Many of us know that Baldwin’s tables are dedicated to safety, safety, and more safety. Familiarity with HACCP plans and USDA guidelines bring us to the understanding that food can spend only so much time in the “temperature danger zone.” The zone ranges from 40 F/4 C to somewhere around 125 F/ 52 C. Food should not spend more than four hours in this danger zone. That four hour clock ticks while the food is travelling from 40 F/4 C to 125 F/ 52 C. But that clock also ticks as the food travels from 125 F/ 52 C to 40 F/4 C.
I find myself reminding people of this a lot.
It usually takes longer to heat UP than it does to cool DOWN because iced water shocking removes energy faster than the sous vide bath can apply it. So far so good. The four hour rule is fairly easy to comply with as long as the food is not more than 8”/20 cm thick. Beyond that, there are challenges in both directions, as it were.

Up and Down

But wait a minute. If we have “spent” most of those four hours sous vide processing a protein the first time, what happens when we want to heat it up again? Well, there’s bad news and there’s good news. This is where sous vide runs into trouble in restaurants. Health inspectors are accustomed to enforcing the four hour rule, but if you are retherming food that has been sous vide processed once already, there is a good chance that you are going to exceed that limit if you use sous vide again. This is one of the reasons that I almost never include sous vide retherming in my recipes and articles. When people bring it up, I point out the challenges.
I told you there was bad news! But I said there was good news, too, right? The good news is that if you use Baldwin’s time/temp guidelines, that protein that you are reheating is pasteurized, like a sealed carton of milk. Therefore, sous vide aficionados argue that the clock should be rewound back to zero because the food is safe as it is. That’s a good argument, at least from the standpoint of killing off bacteria.

More?

But that’s not the only problem. Autolysis (your basic spoilage) does not REQUIRE the presence of bacteria. Food spoils on its own–and it’s a good thing it does, because there would be a lot of meat lying around on the ground otherwise–too much for even the scavengers. Evolution/our Creator built spoilage in, and it’s necessary in order to free up carbon and other elements in protein that the next generation needs to keep going.
Autolysis operates on more or less the same schedule as pathogenic activity. We all know that once proteins sit out at room temperature for more than four hours, it’s probably not a good idea to eat them–but it doesn’t necessarily have anything to do with bacteria. I joke that once you learn about sous vide, you stop making breakfast out of the pizza that sat out all night. You stop letting that turkey carcass sit out on the table all afternoon after your holiday meal for people to pick at with their dirty hands. Sure, there are bacteria present–but the food will go bad regardless. Autolysis can be just as toxic as Salmonella.

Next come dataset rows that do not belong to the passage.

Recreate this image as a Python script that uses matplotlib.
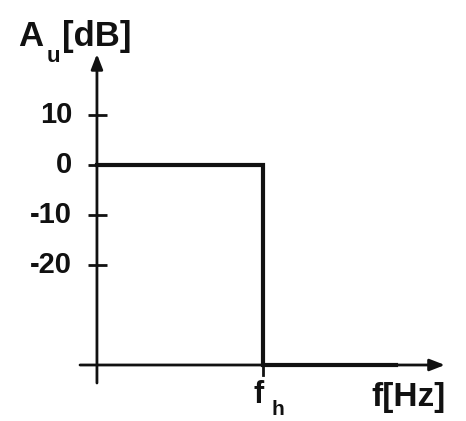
import matplotlib
matplotlib.use("Agg")
import matplotlib.pyplot as plt

# ---- data ----
ytick_values = [10, 0, -10, -20]
ytick_labels = ["10", "0", "-10", "-20"]
resp_f = [0.0, 1.0, 1.0, 1.8]        # frequency (fh = 1)
resp_db = [0.0, 0.0, -40.0, -40.0]   # gain in dB
fh = 1.0
x_axis_db = -40.0
x_label = "f[Hz]"

fig = plt.figure(figsize=(4.66, 4.21), dpi=100)
ax = fig.add_axes([0, 0, 1, 1])
ax.set_xlim(-0.584, 2.223)
ax.set_ylim(-51.2, 33.0)
ax.axis("off")

col = "#111111"
fam = "Liberation Sans"
kw = dict(fontweight="bold", family=fam, color=col)

# y axis with arrow
ax.annotate("", xy=(0, 22.2), xytext=(0, -43.6),
            arrowprops=dict(arrowstyle="-|>,head_length=0.9,head_width=0.35",
                            color=col, lw=2.0, shrinkA=0, shrinkB=0))
# x axis with arrow
ax.annotate("", xy=(2.096, x_axis_db), xytext=(-0.102, x_axis_db),
            arrowprops=dict(arrowstyle="-|>,head_length=0.9,head_width=0.35",
                            color=col, lw=2.0, shrinkA=0, shrinkB=0))

# ticks on y axis
for v, lab in zip(ytick_values, ytick_labels):
    ax.plot([-0.054, 0.06], [v, v], color=col, lw=2.0, solid_capstyle="butt")
    ax.text(-0.15, v, lab, ha="right", va="center", fontsize=21, **kw)

# tick at fh on x axis
ax.plot([fh, fh], [x_axis_db, x_axis_db - 2.0], color=col, lw=2.0)

# response
ax.plot(resp_f, resp_db, color=col, lw=3.0, solid_joinstyle="miter")

# y label: A_u[dB]
ax.text(-0.476, 23.8, "A", ha="left", va="baseline", fontsize=25, **kw)
ax.text(-0.301, 20.6, "u", ha="left", va="baseline", fontsize=16, **kw)
ax.text(-0.211, 23.8, "[dB]", ha="left", va="baseline", fontsize=25, **kw)

# f_h
ax.text(fh - 0.06, -43.0, "f", ha="left", va="top", fontsize=22, **kw)
ax.text(fh + 0.05, -47.0, "h", ha="left", va="top", fontsize=15, **kw)
# x label
ax.text(1.655, -43.4, x_label, ha="left", va="top", fontsize=24, **kw)

fig.savefig("out.png", dpi=100)
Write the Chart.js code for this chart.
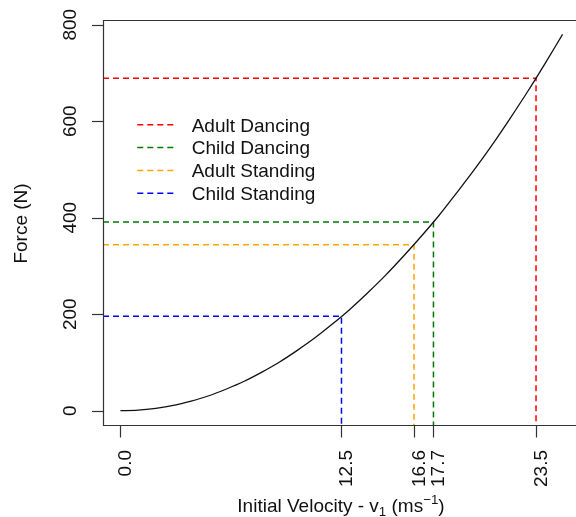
<!DOCTYPE html>
<html>
<head>
<meta charset="utf-8">
<script src="https://cdn.jsdelivr.net/npm/chart.js@4/dist/chart.umd.min.js"></script>
<style>
  html, body { margin: 0; padding: 0; background: #fff; overflow: hidden; }
  canvas { display: block; }
</style>
</head>
<body>
<canvas id="c" width="576" height="517"></canvas>
<script>
// ---- data ----
const velocities = [0,1,2,3,4,5,6,7,8,9,10,11,12,13,14,15,16,17,18,19,20,21,22,23,24,25];
const forces     = [0,1.2,5,11,20,31,45,61,80,101,125,151,180,211,245,281,320,361,404,451,499,550,604,660,719,780];
const scenarios        = ['Adult Dancing', 'Child Dancing', 'Adult Standing', 'Child Standing'];
const scenarioVelocity = [23.5, 17.7, 16.6, 12.5];
const scenarioForce    = [689, 391, 344, 196];
const scenarioColors   = ['#FF0000', '#007800', '#FFA500', '#0000FF'];
const xTicks = [0, 12.5, 16.6, 17.7, 23.5];
const xTickLabels = ['0.0', '12.5', '16.6', '17.7', '23.5'];
const yTicks = [0, 200, 400, 600, 800];

const FONT = '19px "Liberation Sans", Arial, sans-serif';
const SMALL = '13.3px "Liberation Sans", Arial, sans-serif';
const TXT = '#111';
const DASH = [6, 4];

const datasets = [{
  data: velocities.map((v, i) => ({x: v, y: forces[i]})),
  borderColor: '#111', borderWidth: 1.3, pointRadius: 0, tension: 0.3,
  cubicInterpolationMode: 'monotone', clip: 0
}];
scenarios.forEach((name, i) => {
  datasets.push({
    label: name,
    data: [{x: -0.985, y: scenarioForce[i]}, {x: scenarioVelocity[i], y: scenarioForce[i]}, {x: scenarioVelocity[i], y: -200}],
    borderColor: scenarioColors[i], borderWidth: 1.5, borderDash: DASH,
    pointRadius: 0, tension: 0, clip: 0
  });
});

const decor = {
  id: 'decor',
  afterDraw(chart) {
    const {ctx, chartArea: a, scales: {x, y}} = chart;
    ctx.save();
    // box
    ctx.strokeStyle = '#333';
    ctx.lineWidth = 1.2;
    ctx.setLineDash([]);
    ctx.beginPath();
    ctx.moveTo(a.right + 5, a.top - 0.5);
    ctx.lineTo(a.left + 0.5, a.top - 0.5);
    ctx.lineTo(a.left + 0.5, a.bottom - 0.5);
    ctx.lineTo(a.right + 5, a.bottom - 0.5);
    ctx.stroke();

    // y ticks + labels
    ctx.fillStyle = TXT;
    ctx.font = FONT;
    yTicks.forEach(t => {
      const py = Math.round(y.getPixelForValue(t)) + 0.5;
      ctx.beginPath();
      ctx.moveTo(a.left + 0.5, py);
      ctx.lineTo(a.left - 11, py);
      ctx.stroke();
      ctx.save();
      ctx.translate(75.5, y.getPixelForValue(t));
      ctx.rotate(-Math.PI / 2);
      ctx.textAlign = 'center';
      ctx.textBaseline = 'alphabetic';
      ctx.fillText(String(t), 0, 0);
      ctx.restore();
    });

    // x ticks + labels
    xTicks.forEach((t, i) => {
      const px = Math.round(x.getPixelForValue(t)) + 0.5;
      ctx.beginPath();
      ctx.moveTo(px, a.bottom - 0.5);
      ctx.lineTo(px, a.bottom + 11.5);
      ctx.stroke();
      ctx.save();
      ctx.translate(x.getPixelForValue(t) + 10.5, 450);
      ctx.rotate(-Math.PI / 2);
      ctx.textAlign = 'right';
      ctx.textBaseline = 'alphabetic';
      ctx.fillText(xTickLabels[i], 0, 0);
      ctx.restore();
    });

    // y title
    ctx.save();
    ctx.translate(27, (a.top + a.bottom) / 2);
    ctx.rotate(-Math.PI / 2);
    ctx.textAlign = 'center';
    ctx.textBaseline = 'alphabetic';
    ctx.fillText('Force (N)', 0, 0);
    ctx.restore();

    // x title with subscript / superscript
    const parts = [
      {t: 'Initial Velocity - v', f: FONT, dy: 0},
      {t: '1', f: SMALL, dy: 4},
      {t: ' (ms', f: FONT, dy: 0},
      {t: '\u22121', f: SMALL, dy: -8},
      {t: ')', f: FONT, dy: 0}
    ];
    let total = 0;
    parts.forEach(p => { ctx.font = p.f; p.w = ctx.measureText(p.t).width; total += p.w; });
    let cx = 341 - total / 2;
    ctx.textAlign = 'left';
    ctx.textBaseline = 'alphabetic';
    parts.forEach(p => { ctx.font = p.f; ctx.fillText(p.t, cx, 512 + p.dy); cx += p.w; });

    // legend
    ctx.font = FONT;
    scenarios.forEach((name, i) => {
      const ly = 124.7 + i * 22.87;
      ctx.strokeStyle = scenarioColors[i];
      ctx.lineWidth = 1.5;
      ctx.setLineDash(DASH);
      ctx.beginPath();
      ctx.moveTo(137.3, ly);
      ctx.lineTo(174, ly);
      ctx.stroke();
      ctx.setLineDash([]);
      ctx.fillStyle = TXT;
      ctx.fillText(name, 191.7, ly + 6.8);
    });
    ctx.restore();
  }
};

new Chart(document.getElementById('c'), {
  type: 'line',
  data: { datasets },
  options: {
    responsive: false,
    animation: false,
    events: [],
    layout: { padding: { left: 103, top: 21, right: 0, bottom: 91 } },
    plugins: { legend: { display: false }, tooltip: { enabled: false } },
    scales: {
      x: { type: 'linear', min: -0.985, max: 25.76, display: false },
      y: { type: 'linear', min: -31.7, max: 807.7, display: false }
    }
  },
  plugins: [decor]
});
</script>
</body>
</html>
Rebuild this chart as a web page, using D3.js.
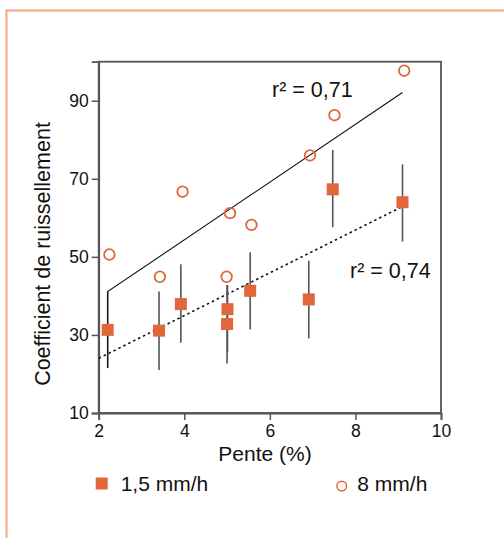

How did we make it this far?

So the next time you decide to reheat sous vide processed food, keep this in mind. Even though bacteria are odorless, colorless, and tasteless, autolysis is USUALLY not. We all know what the “off” taste is. Anyway, I do use sous vide to retherm sometimes–not often. But I would rather not, even though it has never created a problem for me. Before you ask, searing at the end will not reverse the effects of autolysis that have already occurred.
This is what I mean when I say “treat as raw.” I don’t mean use sous vide to reheat the food that was already processed sous vide. I mean that once you have processed and shocked the chicken, pretend like it’s raw and use conventional methods to make fried chicken or broiled chicken or pulled chicken or curried chicken or whatever you like. It will still benefit from having been sous vide processed in the first place, because of the amazing moisture preserving characteristics of the methodology. And it will be safer than it would if you had skipped the sous vide processing in the first place. Win/win.